--- GOAL ---
Skip every picture and transcribe the remaining material exactly.

--- INFORMATION PROVIDED ---
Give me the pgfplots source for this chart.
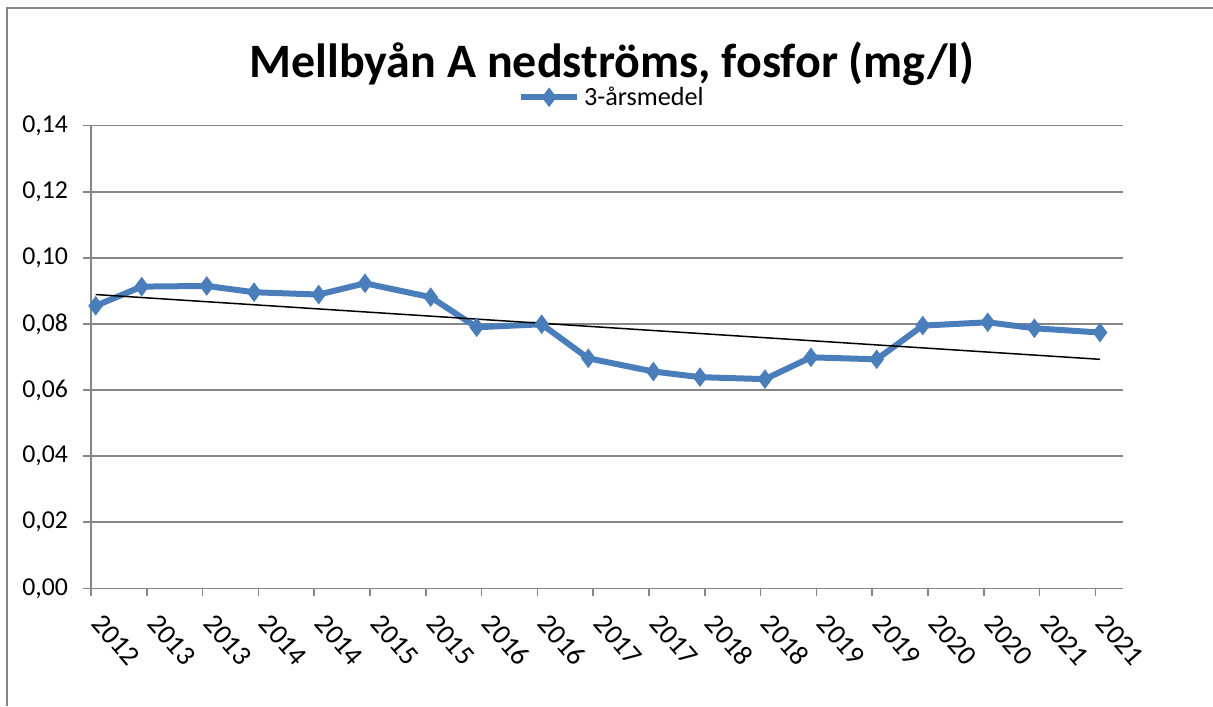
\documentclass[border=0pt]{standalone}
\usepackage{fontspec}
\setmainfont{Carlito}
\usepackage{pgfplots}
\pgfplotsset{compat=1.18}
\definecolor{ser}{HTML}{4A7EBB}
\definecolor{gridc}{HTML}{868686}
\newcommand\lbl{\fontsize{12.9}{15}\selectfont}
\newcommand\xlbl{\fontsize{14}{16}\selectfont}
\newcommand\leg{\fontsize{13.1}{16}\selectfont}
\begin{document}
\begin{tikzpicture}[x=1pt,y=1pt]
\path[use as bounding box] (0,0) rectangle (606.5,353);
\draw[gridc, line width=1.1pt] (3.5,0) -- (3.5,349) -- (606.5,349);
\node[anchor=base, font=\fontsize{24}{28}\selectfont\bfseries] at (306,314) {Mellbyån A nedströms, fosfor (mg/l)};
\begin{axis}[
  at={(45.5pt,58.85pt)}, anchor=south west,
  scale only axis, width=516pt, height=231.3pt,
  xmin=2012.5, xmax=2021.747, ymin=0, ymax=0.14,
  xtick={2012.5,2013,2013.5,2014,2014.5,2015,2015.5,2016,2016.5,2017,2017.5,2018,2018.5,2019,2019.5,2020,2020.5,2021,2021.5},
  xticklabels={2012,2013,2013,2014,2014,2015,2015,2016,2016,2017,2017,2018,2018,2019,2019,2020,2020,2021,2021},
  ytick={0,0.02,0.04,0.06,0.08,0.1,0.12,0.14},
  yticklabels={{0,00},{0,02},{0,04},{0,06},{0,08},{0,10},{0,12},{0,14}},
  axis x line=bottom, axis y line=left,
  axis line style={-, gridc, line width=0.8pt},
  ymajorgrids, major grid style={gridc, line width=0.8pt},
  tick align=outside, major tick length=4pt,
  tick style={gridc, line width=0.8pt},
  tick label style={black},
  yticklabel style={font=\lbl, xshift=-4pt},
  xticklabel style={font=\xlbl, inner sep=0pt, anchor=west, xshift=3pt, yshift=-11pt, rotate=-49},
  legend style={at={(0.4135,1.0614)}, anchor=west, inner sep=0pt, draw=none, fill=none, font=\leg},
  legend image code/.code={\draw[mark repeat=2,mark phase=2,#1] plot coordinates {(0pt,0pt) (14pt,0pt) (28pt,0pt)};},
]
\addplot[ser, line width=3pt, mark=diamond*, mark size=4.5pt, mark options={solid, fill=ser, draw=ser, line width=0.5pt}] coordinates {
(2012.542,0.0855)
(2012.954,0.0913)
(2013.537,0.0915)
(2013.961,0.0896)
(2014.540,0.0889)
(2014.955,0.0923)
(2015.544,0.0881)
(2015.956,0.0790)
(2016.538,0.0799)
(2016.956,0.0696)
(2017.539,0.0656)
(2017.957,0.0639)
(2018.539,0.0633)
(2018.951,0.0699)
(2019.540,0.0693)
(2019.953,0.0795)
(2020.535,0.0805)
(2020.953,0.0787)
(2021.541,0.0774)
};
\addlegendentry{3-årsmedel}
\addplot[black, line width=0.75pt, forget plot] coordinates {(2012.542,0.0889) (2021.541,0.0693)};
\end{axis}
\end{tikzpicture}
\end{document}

--- SOLUTION FOR THIS PROBLEM ---
Give me the pgfplots source for this chart.
\documentclass[border=0pt]{standalone}
\usepackage{fontspec}
\setmainfont{Carlito}
\usepackage{pgfplots}
\pgfplotsset{compat=1.18}
\definecolor{ser}{HTML}{4A7EBB}
\definecolor{gridc}{HTML}{868686}
\newcommand\lbl{\fontsize{12.9}{15}\selectfont}
\newcommand\xlbl{\fontsize{14}{16}\selectfont}
\newcommand\leg{\fontsize{13.1}{16}\selectfont}
\begin{document}
\begin{tikzpicture}[x=1pt,y=1pt]
\path[use as bounding box] (0,0) rectangle (606.5,353);
\draw[gridc, line width=1.1pt] (3.5,0) -- (3.5,349) -- (606.5,349);
\node[anchor=base, font=\fontsize{24}{28}\selectfont\bfseries] at (306,314) {Mellbyån A nedströms, fosfor (mg/l)};
\begin{axis}[
  at={(45.5pt,58.85pt)}, anchor=south west,
  scale only axis, width=516pt, height=231.3pt,
  xmin=2012.5, xmax=2021.747, ymin=0, ymax=0.14,
  xtick={2012.5,2013,2013.5,2014,2014.5,2015,2015.5,2016,2016.5,2017,2017.5,2018,2018.5,2019,2019.5,2020,2020.5,2021,2021.5},
  xticklabels={2012,2013,2013,2014,2014,2015,2015,2016,2016,2017,2017,2018,2018,2019,2019,2020,2020,2021,2021},
  ytick={0,0.02,0.04,0.06,0.08,0.1,0.12,0.14},
  yticklabels={{0,00},{0,02},{0,04},{0,06},{0,08},{0,10},{0,12},{0,14}},
  axis x line=bottom, axis y line=left,
  axis line style={-, gridc, line width=0.8pt},
  ymajorgrids, major grid style={gridc, line width=0.8pt},
  tick align=outside, major tick length=4pt,
  tick style={gridc, line width=0.8pt},
  tick label style={black},
  yticklabel style={font=\lbl, xshift=-4pt},
  xticklabel style={font=\xlbl, inner sep=0pt, anchor=west, xshift=3pt, yshift=-11pt, rotate=-49},
  legend style={at={(0.4135,1.0614)}, anchor=west, inner sep=0pt, draw=none, fill=none, font=\leg},
  legend image code/.code={\draw[mark repeat=2,mark phase=2,#1] plot coordinates {(0pt,0pt) (14pt,0pt) (28pt,0pt)};},
]
\addplot[ser, line width=3pt, mark=diamond*, mark size=4.5pt, mark options={solid, fill=ser, draw=ser, line width=0.5pt}] coordinates {
(2012.542,0.0855)
(2012.954,0.0913)
(2013.537,0.0915)
(2013.961,0.0896)
(2014.540,0.0889)
(2014.955,0.0923)
(2015.544,0.0881)
(2015.956,0.0790)
(2016.538,0.0799)
(2016.956,0.0696)
(2017.539,0.0656)
(2017.957,0.0639)
(2018.539,0.0633)
(2018.951,0.0699)
(2019.540,0.0693)
(2019.953,0.0795)
(2020.535,0.0805)
(2020.953,0.0787)
(2021.541,0.0774)
};
\addlegendentry{3-årsmedel}
\addplot[black, line width=0.75pt, forget plot] coordinates {(2012.542,0.0889) (2021.541,0.0693)};
\end{axis}
\end{tikzpicture}
\end{document}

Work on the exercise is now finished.